* BEGIN *

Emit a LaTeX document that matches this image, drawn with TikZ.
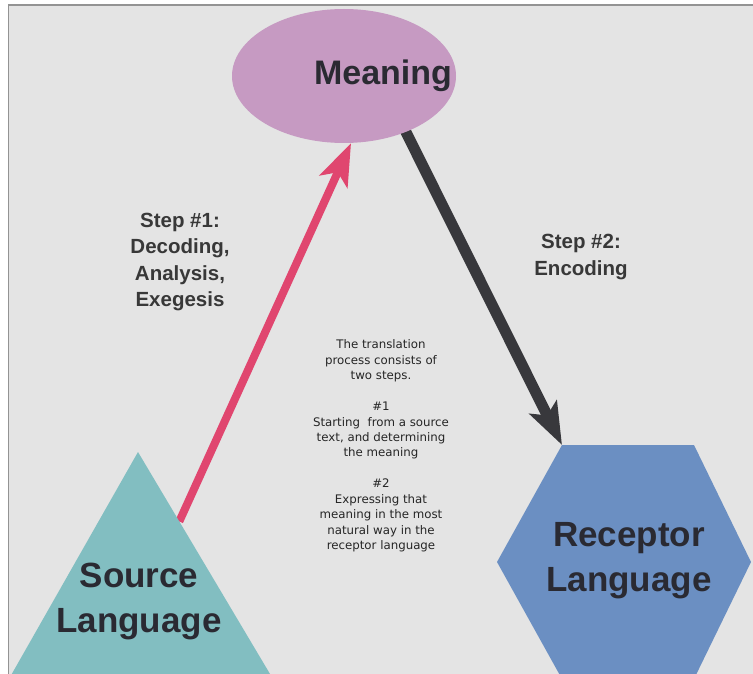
\documentclass[tikz,border=0pt]{standalone}
\usepackage{fontspec}
\setmainfont{Liberation Sans}
\newfontfamily\notefont{DejaVu Sans}
\usepackage{xcolor}
\usetikzlibrary{arrows.meta, calc, backgrounds, shapes.geometric}

\definecolor{paper}{HTML}{E4E4E4}
\definecolor{meaningpink}{HTML}{C69AC2}
\definecolor{sourceteal}{HTML}{82BEC1}
\definecolor{receptorblue}{HTML}{6B8FC2}
\definecolor{decodepink}{HTML}{E0466F}
\definecolor{encodegray}{HTML}{38383C}
\definecolor{inkdark}{HTML}{2A2A32}

\tikzset{
  bigword/.style={font=\bfseries\fontsize{35}{45}\selectfont, text=inkdark, align=center, inner sep=0pt},
  steplabel/.style={font=\bfseries\fontsize{20.5}{26.3}\selectfont, text=black!78, align=center, inner sep=0pt},
}

\begin{document}
\begin{tikzpicture}[x=1pt, y=-1pt]
  \clip (0,0) rectangle (753,674);

  % Meaning (top)
  \node[ellipse, fill=meaningpink, minimum width=224pt, minimum height=134pt, inner sep=0pt] (meaning) at (344,76) {};
  \node[font=\bfseries\fontsize{34}{40}\selectfont, text=inkdark, anchor=base] (meaninglabel) at (383,85) {Meaning};

  % Source language triangle
  \coordinate (apex) at (138,452);
  \coordinate (baseL) at (-3,700);
  \coordinate (baseR) at (285.5,700);
  \fill[sourceteal] (apex) -- (baseR) -- (baseL) -- cycle;
  \coordinate (srcedge) at ($(apex)!0.28!(baseR)$);
  \node[bigword] (sourcelabel) at (139,601) {Source\\Language};

  % Receptor language hexagon
  \fill[receptorblue] (562,445) coordinate (hextl) -- (694,445) -- (751,562)
    -- (694,679) -- (562,679) -- (497,562) -- cycle;
  \node[bigword] (receptorlabel) at (629,561) {Receptor\\Language};

  % Paper and the two steps, behind the shapes
  \begin{pgfonlayer}{background}
    \fill[white] (0,0) rectangle (753,674);
    \fill[paper] (8.5,5) rectangle (754,675);
    \draw[gray!85, line width=1.2pt] (8.5,675) -- (8.5,5) -- (754,5);
    \draw[decodepink, line width=8pt, -{Stealth[length=42pt, width=30pt, inset=10pt]}] (srcedge) -- (meaning.276);
    \draw[encodegray, line width=11pt, -{Stealth[length=42pt, width=30pt, inset=9pt]}] ([xshift=34pt]meaning.center) -- (hextl);
  \end{pgfonlayer}

  % Labels
  \node[steplabel] (step1) at (180,262) {Step \#1:\\Decoding,\\Analysis,\\Exegesis};
  \node[steplabel] (step2) at (581,257) {Step \#2:\\Encoding};
  \node[font=\notefont\fontsize{11.8}{15.46}\selectfont, align=center, inner sep=0pt, text=black!85] (note) at (381,446)
    {The translation\\process consists of\\two steps.\\[15.46pt]\#1\\Starting\ \ from a source\\text, and determining\\the meaning\\[15.46pt]\#2\\Expressing that\\meaning in the most\\natural way in the\\receptor language};
\end{tikzpicture}
\end{document}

* END *

■ **Do this**:
Give back the whole listing as it stands, minus its pictures.

■ **Reply to the task**:
Emit a LaTeX document that matches this image, drawn with TikZ.
\documentclass[tikz,border=0pt]{standalone}
\usepackage{fontspec}
\setmainfont{Liberation Sans}
\newfontfamily\notefont{DejaVu Sans}
\usepackage{xcolor}
\usetikzlibrary{arrows.meta, calc, backgrounds, shapes.geometric}

\definecolor{paper}{HTML}{E4E4E4}
\definecolor{meaningpink}{HTML}{C69AC2}
\definecolor{sourceteal}{HTML}{82BEC1}
\definecolor{receptorblue}{HTML}{6B8FC2}
\definecolor{decodepink}{HTML}{E0466F}
\definecolor{encodegray}{HTML}{38383C}
\definecolor{inkdark}{HTML}{2A2A32}

\tikzset{
  bigword/.style={font=\bfseries\fontsize{35}{45}\selectfont, text=inkdark, align=center, inner sep=0pt},
  steplabel/.style={font=\bfseries\fontsize{20.5}{26.3}\selectfont, text=black!78, align=center, inner sep=0pt},
}

\begin{document}
\begin{tikzpicture}[x=1pt, y=-1pt]
  \clip (0,0) rectangle (753,674);

  % Meaning (top)
  \node[ellipse, fill=meaningpink, minimum width=224pt, minimum height=134pt, inner sep=0pt] (meaning) at (344,76) {};
  \node[font=\bfseries\fontsize{34}{40}\selectfont, text=inkdark, anchor=base] (meaninglabel) at (383,85) {Meaning};

  % Source language triangle
  \coordinate (apex) at (138,452);
  \coordinate (baseL) at (-3,700);
  \coordinate (baseR) at (285.5,700);
  \fill[sourceteal] (apex) -- (baseR) -- (baseL) -- cycle;
  \coordinate (srcedge) at ($(apex)!0.28!(baseR)$);
  \node[bigword] (sourcelabel) at (139,601) {Source\\Language};

  % Receptor language hexagon
  \fill[receptorblue] (562,445) coordinate (hextl) -- (694,445) -- (751,562)
    -- (694,679) -- (562,679) -- (497,562) -- cycle;
  \node[bigword] (receptorlabel) at (629,561) {Receptor\\Language};

  % Paper and the two steps, behind the shapes
  \begin{pgfonlayer}{background}
    \fill[white] (0,0) rectangle (753,674);
    \fill[paper] (8.5,5) rectangle (754,675);
    \draw[gray!85, line width=1.2pt] (8.5,675) -- (8.5,5) -- (754,5);
    \draw[decodepink, line width=8pt, -{Stealth[length=42pt, width=30pt, inset=10pt]}] (srcedge) -- (meaning.276);
    \draw[encodegray, line width=11pt, -{Stealth[length=42pt, width=30pt, inset=9pt]}] ([xshift=34pt]meaning.center) -- (hextl);
  \end{pgfonlayer}

  % Labels
  \node[steplabel] (step1) at (180,262) {Step \#1:\\Decoding,\\Analysis,\\Exegesis};
  \node[steplabel] (step2) at (581,257) {Step \#2:\\Encoding};
  \node[font=\notefont\fontsize{11.8}{15.46}\selectfont, align=center, inner sep=0pt, text=black!85] (note) at (381,446)
    {The translation\\process consists of\\two steps.\\[15.46pt]\#1\\Starting\ \ from a source\\text, and determining\\the meaning\\[15.46pt]\#2\\Expressing that\\meaning in the most\\natural way in the\\receptor language};
\end{tikzpicture}
\end{document}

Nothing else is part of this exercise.